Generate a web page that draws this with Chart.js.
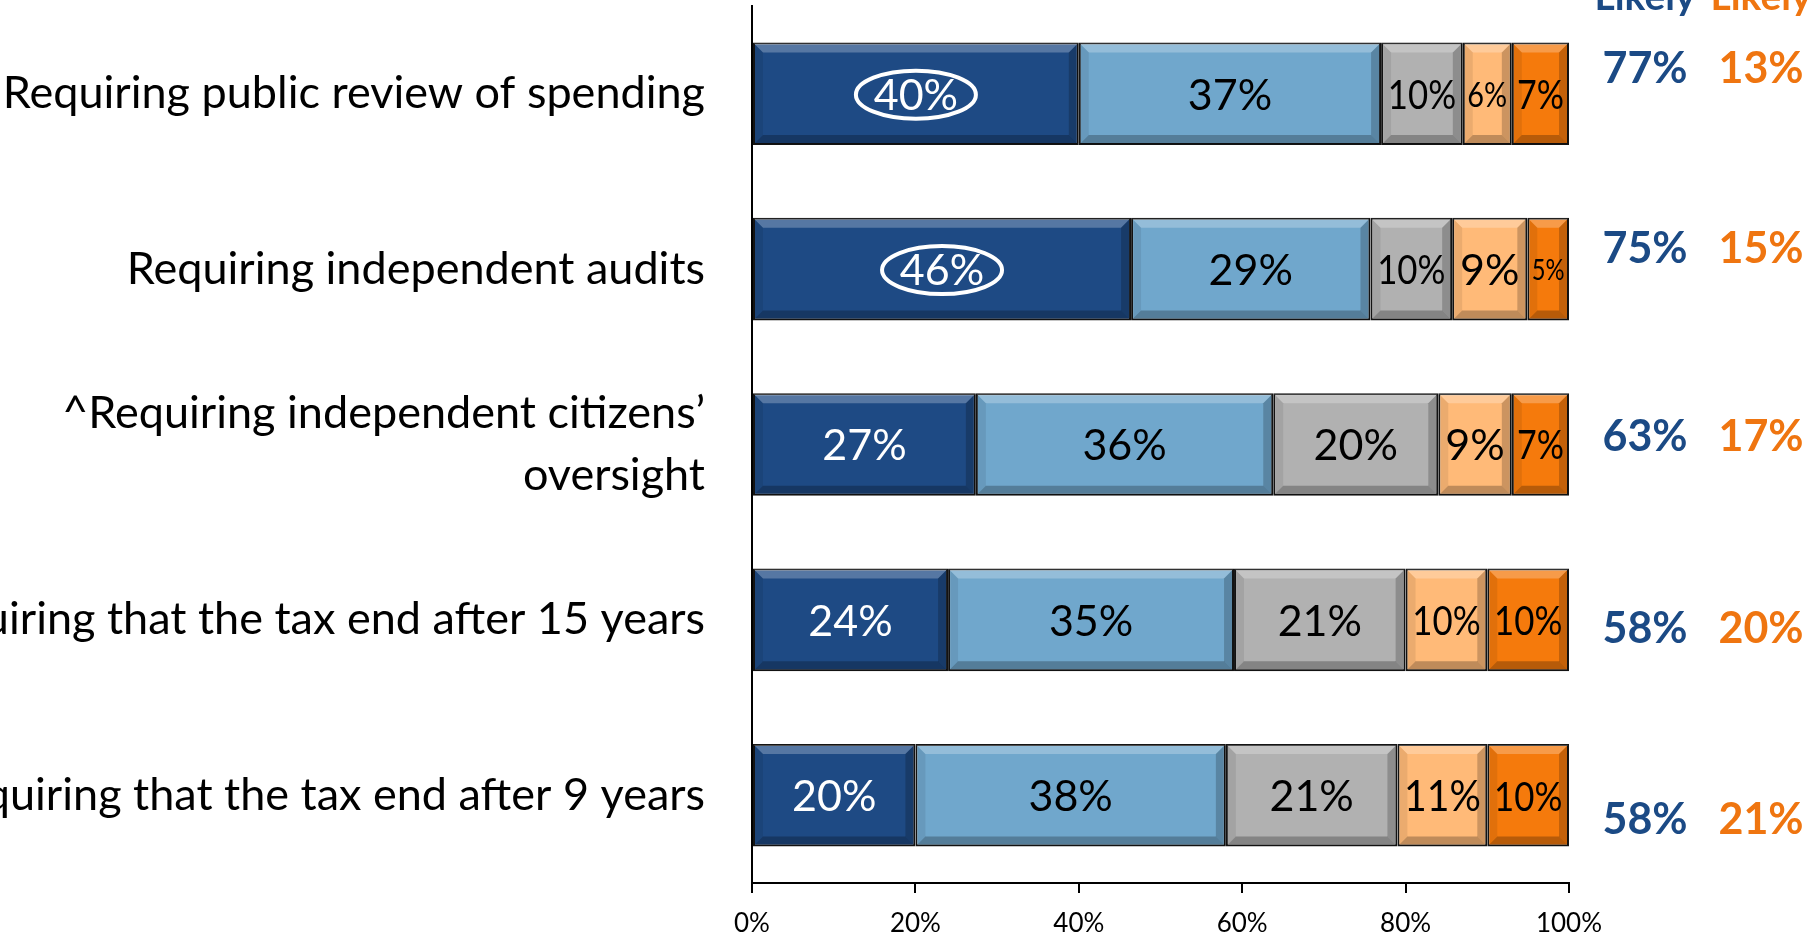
<!DOCTYPE html>
<html>
<head>
<meta charset="utf-8">
<title>Accountability measures</title>
<script src="https://cdn.jsdelivr.net/npm/chart.js@4/dist/chart.umd.min.js"></script>
<style>
  html, body { margin: 0; padding: 0; background: #fff; }
  #wrap { width: 1808px; height: 936px; overflow: hidden; }
</style>
</head>
<body>
<div id="wrap"><canvas id="chartMeasures" width="1808" height="936"></canvas></div>
<script>
// categories, top to bottom
var categories = [
  "Requiring public review of spending",
  "Requiring independent audits",
  ["^Requiring independent citizens\u2019", "oversight"],
  "Requiring that the tax end after 15 years",
  "Requiring that the tax end after 9 years"
];

// segment shares (%)
var muchMoreLikely = [40, 46.4, 27.4, 24, 20];
var somewhatMoreLikely = [37, 29.3, 36.4, 35, 38];
var noDifference = [10, 10, 20.2, 21, 21];
var somewhatLessLikely = [6, 9.2, 9, 10, 11];
var muchLessLikely = [7, 5.1, 7, 10, 10];

// totals printed to the right
var totalLikely = [77, 75, 63, 58, 58];
var totalLessLikely = [13, 15, 17, 20, 21];

var xTicks = [0, 20, 40, 60, 80, 100];

// which dark-blue labels get a ring
var circled = [true, true, false, false, false];

(function () {
  "use strict";

  var colors = {
    dark: "#1e4a84",
    light: "#70a7cc",
    grey: "#b1b1b1",
    peach: "#ffba78",
    orange: "#f57a0c",
    netBlue: "#1b4a85",
    netOrange: "#ef7510"
  };

  var fontFamily = "Lato, 'Open Sans', sans-serif";

  // bevel look of the original bars
  var bevelPlugin = {
    id: "bevel",
    afterDatasetsDraw: function (chart) {
      var ctx = chart.ctx;
      chart.data.datasets.forEach(function (ds, di) {
        var meta = chart.getDatasetMeta(di);
        meta.data.forEach(function (bar) {
          var x1 = Math.min(bar.x, bar.base) + 1;
          var x2 = Math.max(bar.x, bar.base) - 1;
          var y1 = bar.y - bar.height / 2 + 1;
          var y2 = bar.y + bar.height / 2 - 1;
          var b = Math.min(9, (x2 - x1) / 3);
          ctx.save();
          // top
          ctx.fillStyle = "rgba(255,255,255,0.25)";
          ctx.beginPath();
          ctx.moveTo(x1, y1); ctx.lineTo(x2, y1);
          ctx.lineTo(x2 - b, y1 + b); ctx.lineTo(x1 + b, y1 + b);
          ctx.closePath(); ctx.fill();
          // bottom
          ctx.fillStyle = "rgba(0,0,0,0.25)";
          ctx.beginPath();
          ctx.moveTo(x1, y2); ctx.lineTo(x2, y2);
          ctx.lineTo(x2 - b, y2 - b); ctx.lineTo(x1 + b, y2 - b);
          ctx.closePath(); ctx.fill();
          // left
          ctx.fillStyle = "rgba(0,0,0,0.08)";
          ctx.beginPath();
          ctx.moveTo(x1, y1); ctx.lineTo(x1 + b, y1 + b);
          ctx.lineTo(x1 + b, y2 - b); ctx.lineTo(x1, y2);
          ctx.closePath(); ctx.fill();
          // right
          ctx.fillStyle = "rgba(0,0,0,0.2)";
          ctx.beginPath();
          ctx.moveTo(x2, y1); ctx.lineTo(x2 - b, y1 + b);
          ctx.lineTo(x2 - b, y2 - b); ctx.lineTo(x2, y2);
          ctx.closePath(); ctx.fill();
          ctx.restore();
        });
      });
    }
  };

  // value labels inside the segments, plus the white rings
  var labelPlugin = {
    id: "segLabels",
    afterDatasetsDraw: function (chart) {
      var ctx = chart.ctx;
      ctx.save();
      ctx.textAlign = "center";
      ctx.textBaseline = "middle";
      chart.data.datasets.forEach(function (ds, di) {
        var meta = chart.getDatasetMeta(di);
        meta.data.forEach(function (bar, i) {
          var txt = Math.round(ds.data[i]) + "%";
          var w = Math.abs(bar.x - bar.base);
          var room = w * 0.9 - 4;
          var size = 43;
          var squeeze = 1;
          ctx.font = size + "px " + fontFamily;
          var tw = ctx.measureText(txt).width;
          if (tw > room) {
            // narrow it first (the original face is condensed), then shrink
            squeeze = Math.max(0.85, room / tw);
            if (tw * squeeze > room) {
              size = Math.floor(size * room / (tw * squeeze));
              ctx.font = size + "px " + fontFamily;
            }
          }
          var cx = (bar.x + bar.base) / 2;
          ctx.fillStyle = di === 0 ? "#fff" : "#000";
          ctx.save();
          ctx.translate(cx, bar.y + 2);
          ctx.scale(squeeze, 1);
          ctx.fillText(txt, 0, 0);
          ctx.restore();
          if (di === 0 && circled[i]) {
            ctx.strokeStyle = "#fff";
            ctx.lineWidth = 4;
            ctx.beginPath();
            ctx.ellipse(cx, bar.y + 1, 60, 24, 0, 0, Math.PI * 2);
            ctx.stroke();
          }
        });
      });
      ctx.restore();
    }
  };

  // "Likely" totals on the right side
  var totalsPlugin = {
    id: "totals",
    afterDraw: function (chart) {
      var ctx = chart.ctx;
      var yScale = chart.scales.y;
      var right = chart.chartArea.right;
      var nudge = [-25, -20, -7, 9, 25];
      ctx.save();
      ctx.textAlign = "center";
      ctx.font = "bold 43px " + fontFamily;
      ctx.textBaseline = "middle";
      totalLikely.forEach(function (v, i) {
        var y = yScale.getPixelForValue(i) + nudge[i];
        ctx.fillStyle = colors.netBlue;
        ctx.fillText(v + "%", right + 76, y);
        ctx.fillStyle = colors.netOrange;
        ctx.fillText(totalLessLikely[i] + "%", right + 192, y);
      });
      ctx.font = "bold 39px " + fontFamily;
      ctx.textBaseline = "alphabetic";
      ctx.fillStyle = colors.netBlue;
      ctx.fillText("Likely", right + 76, 10);
      ctx.fillStyle = colors.netOrange;
      ctx.fillText("Likely", right + 192, 10);
      ctx.restore();
    }
  };

  function makeSet(label, data, color) {
    return {
      label: label,
      data: data,
      backgroundColor: color,
      borderColor: "#141414",
      borderWidth: 2,
      borderSkipped: false,
      barPercentage: 0.585,
      categoryPercentage: 1
    };
  }

  function initMeasuresChart() {
    var el = document.getElementById("chartMeasures");
    if (!el || typeof Chart === "undefined") return;

    new Chart(el, {
      type: "bar",
      data: {
        labels: categories,
        datasets: [
          makeSet("Much more likely", muchMoreLikely, colors.dark),
          makeSet("Somewhat more likely", somewhatMoreLikely, colors.light),
          makeSet("No difference", noDifference, colors.grey),
          makeSet("Somewhat less likely", somewhatLessLikely, colors.peach),
          makeSet("Much less likely", muchLessLikely, colors.orange)
        ]
      },
      options: {
        indexAxis: "y",
        responsive: false,
        devicePixelRatio: 1,
        animation: false,
        layout: { padding: { left: 0, right: 239, top: 6, bottom: 0 } },
        plugins: {
          legend: { display: false },
          tooltip: { enabled: false }
        },
        scales: {
          x: {
            stacked: true,
            min: 0,
            max: 100,
            afterBuildTicks: function (scale) {
              scale.ticks = xTicks.map(function (v) { return { value: v }; });
            },
            afterFit: function (scale) {
              scale.height = 53;
              scale.paddingLeft = 0;
              scale.paddingRight = 0;
            },
            grid: {
              display: true,
              drawOnChartArea: false,
              drawTicks: true,
              tickLength: 10,
              color: "#000",
              lineWidth: 2
            },
            border: { display: true, color: "#000", width: 2 },
            ticks: {
              color: "#000",
              padding: 15,
              font: { family: fontFamily, size: 26 },
              maxRotation: 0,
              callback: function (v) { return v + "%"; }
            }
          },
          y: {
            stacked: true,
            afterFit: function (scale) {
              scale.width = 752;
              scale.paddingTop = 0;
              scale.paddingBottom = 0;
            },
            grid: { display: false, drawTicks: false },
            border: { display: true, color: "#000", width: 2 },
            ticks: {
              color: "#000",
              padding: 47,
              autoSkip: false,
              font: { family: fontFamily, size: 45, lineHeight: 1.38 }
            }
          }
        }
      },
      plugins: [bevelPlugin, labelPlugin, totalsPlugin]
    });
  }

  document.addEventListener("DOMContentLoaded", initMeasuresChart);
})();
</script>
</body>
</html>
◆ ◆ ◆ ◆
### Task goal
Locate all lines in the listing above with the word "that" and copy them.

### Response to this task
Generate a web page that draws this with Chart.js.
  "Requiring that the tax end after 15 years",
  "Requiring that the tax end after 9 years"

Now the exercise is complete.